There’s also a market story underneath this. Intel’s Xeons had no real pressure to get dramatically faster because the workstation market didn’t punish stagnation. Apple’s iPhone chip team had brutal annual pressure from a billion-unit consumer market. A decade of that compounding produces, eventually, a $599 fanless laptop that beats a $7,000 workstation on the benchmarks that make computers most usable for most consumers.
The deeper point: the old-school understanding that exponential transistor density drives everything-else — is now wrong. Apple’s unique position and ability to innovate across multiple form factors is now truly paying off in a way that was impossible in the Intel (or PowerPC) eras.

Final thoughts
If you had a time machine, the MacBook Neo would be absolutely shocking to anyone coming from the Intel era, and totally astounding to someone from the early 2000s.
As they used to say, the Neo is inexpensive but not cheap. In fact, it’s basically just held back by the RAM configuration. A Neo with 16, 24, or 32 GB would be competitive into the 2020s on every metric except serious GPU performance, which is scary.
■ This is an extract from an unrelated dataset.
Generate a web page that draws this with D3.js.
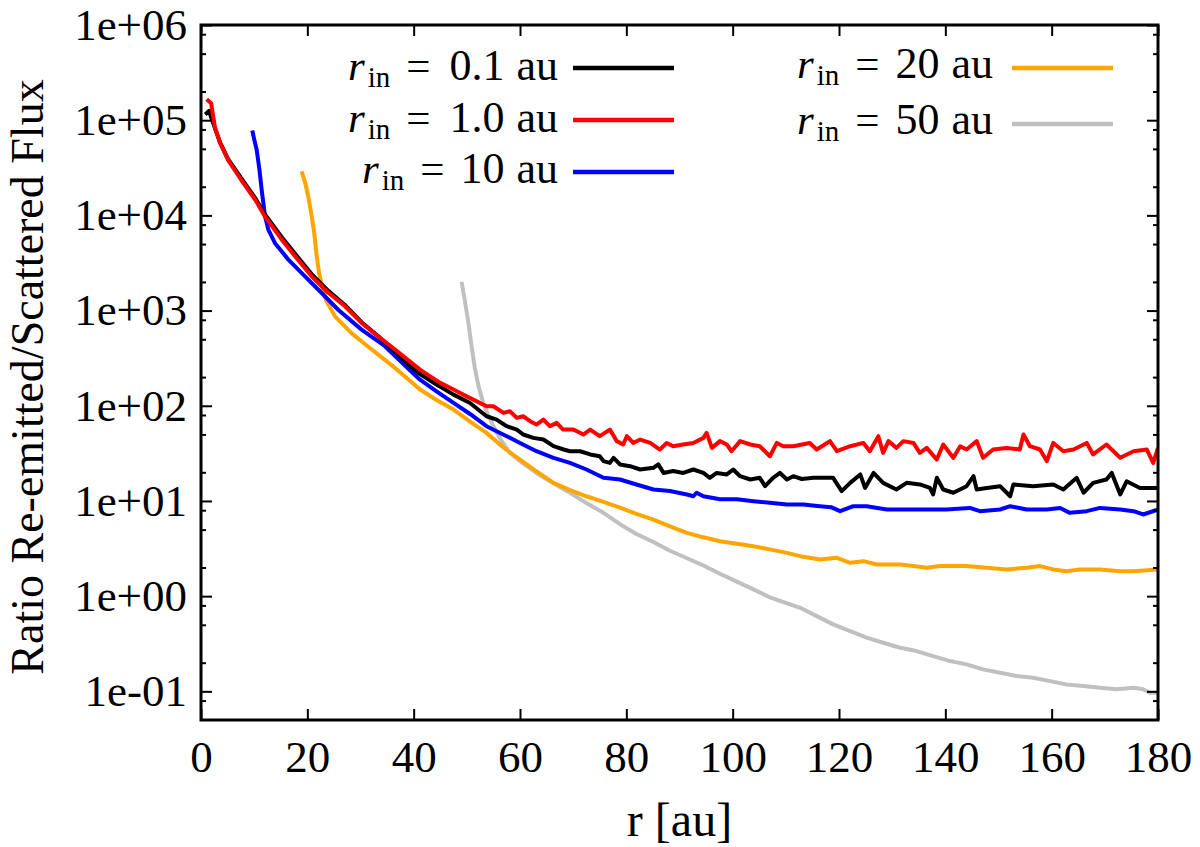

You can of course quibble about thermal architecture, screen size, screen quality. or other measures, but the reality is that the Neo is shockingly competitive with pro-level laptops from just a few years ago. It’s a real achievement by Apple, Tim Cook, John Ternus, and Johny Srouji, and their teams.
The Neo is in some ways an unbalanced machine — incredible single-core CPU performance, decent burst multi-core, a weaker GPU, and a tiny amount of RAM.
The truth is that if it had more RAM it would probably cannibalize even more of Apple’s higher-end laptops. It’s just that good.
Marty McFly, if you’re reading this and are considering taking a MacBook Neo back in your DeLorean, you’d be carrying a pretty capable machine.